Mr Carr repeatedly vents his impatience with the revolutionary illusions of the early 1920s. This may seem fully justified when it applies to Communism in Western Europe. But the weakness of such an approach becomes apparent when we turn to the Chinese scene of the middle 1920s. Mr Carr narrates here what were the first acts of the Chinese revolution of those years, up to the moment of Chiang Kai-shek’s Northern Expedition of 1926. Yet, what he describes is not so much the revolution as the power-political game around it. This was of course a defeated revolution; and as such it may have little claim on the magnanimity and even the attention of historians. But this was also the forerunner of a victorious revolution, of the revolution of 1948-49; and as such it surely deserved more respectful and careful treatment.

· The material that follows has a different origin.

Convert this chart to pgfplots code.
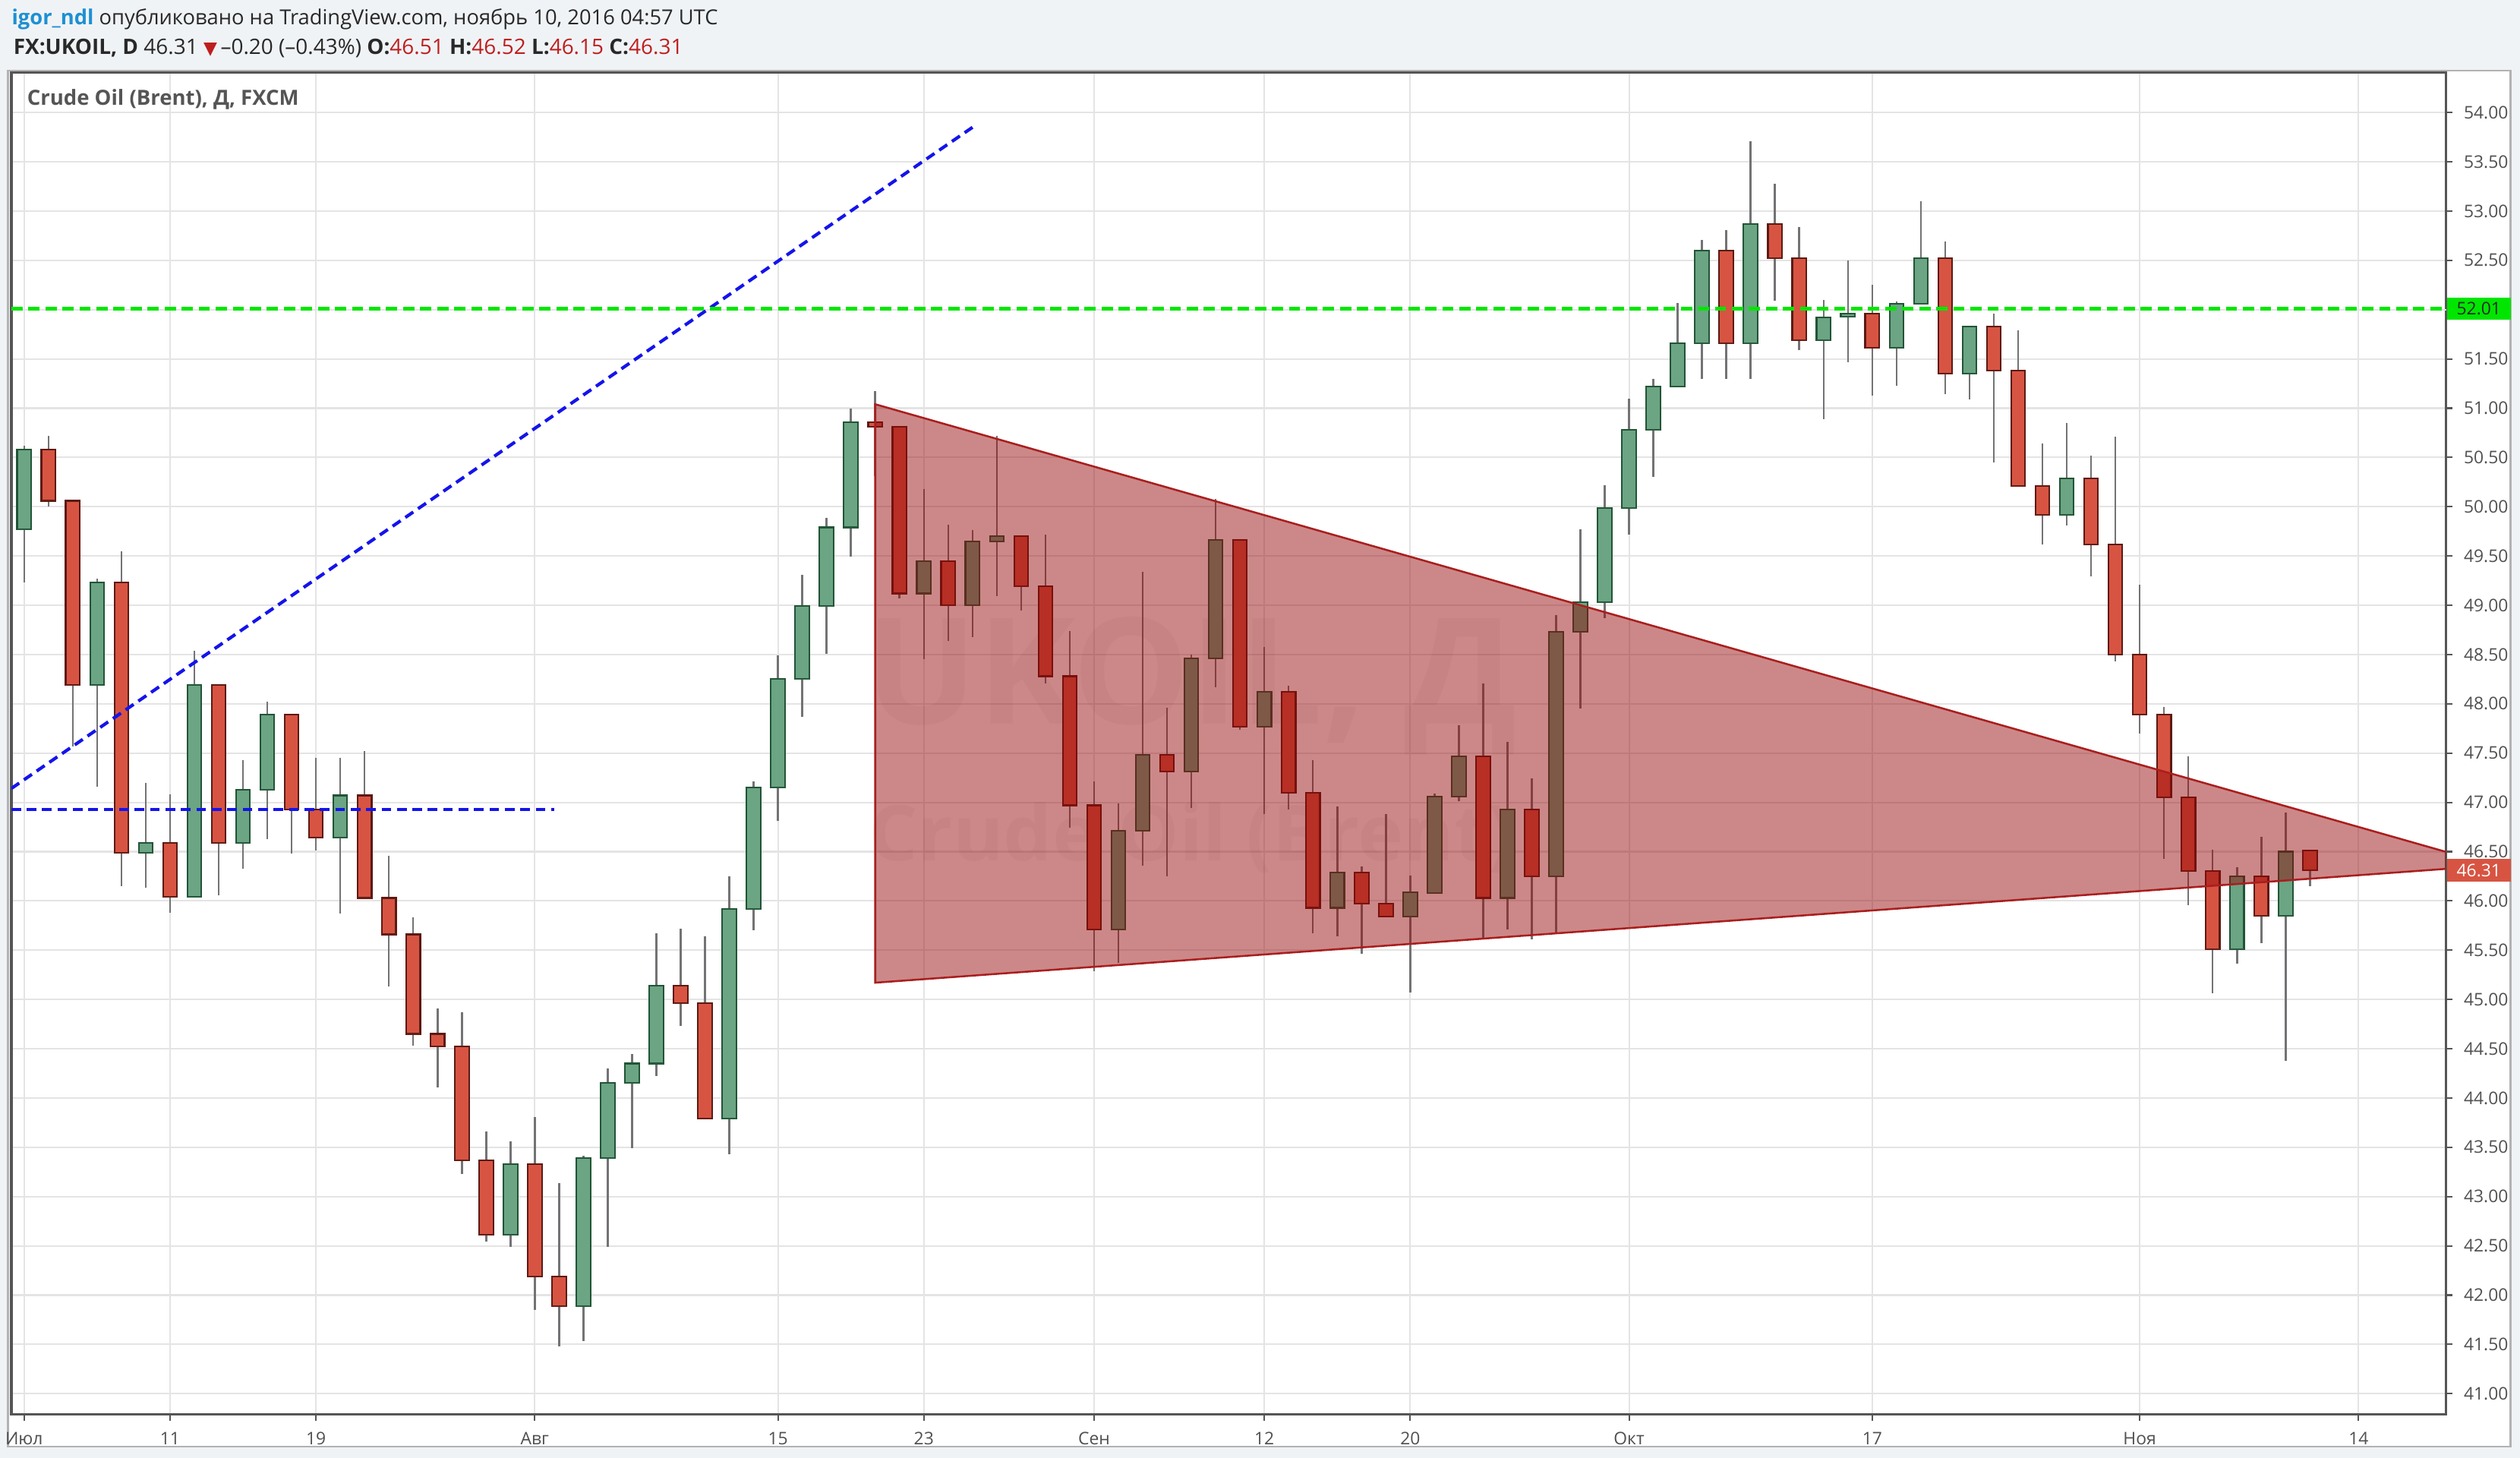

Mr Carr’s attention is almost entirely concentrated on two important actors of the drama: Chiang Kai-shek and Stalin, the two wielders of power (and their respective agents). He leaves us in no doubt that he regards both the Chinese working classes and Chinese Communism as quantités negligeables. (He bases his conception of the events on various Kuomintang and Stalinist sources, but ignores completely all Maoist testimonies and dismisses Trotsky and Chen Tu-hsiu as more or less unreliable witnesses.) Because he is interested mainly in Moscow’s and Canton’s power-political game and because he denies the revolution any inherent momentum of its own, he makes us anticipate Chiang Kai-shek’s victory and the defeat of Communism as the sole possible and predestined outcome of the struggle. This view is as incorrect as would be a similar view of the Russian revolution of 1905, a view treating that revolution not as the ‘dress rehearsal’ for 1917, but as a futile display of revolutionary illusions. If there has ever been in history an unfulfilled potentiality which was far more powerful than the triumphant actuality, then it is to be found in the China of 1925-27 and in her defeated revolution.

* * *

There is a lesson here for any writer of contemporary history: he should beware of the temptation to bury the defeated revolutions and ‘revolutionary illusions’ of his time under the mass of his own disdain – the buried may yet stir into life and hit back.

In spite of its limitations and faults of scale, Mr Carr’s new volume is a most valuable and impressive addition to a great and indeed a unique work.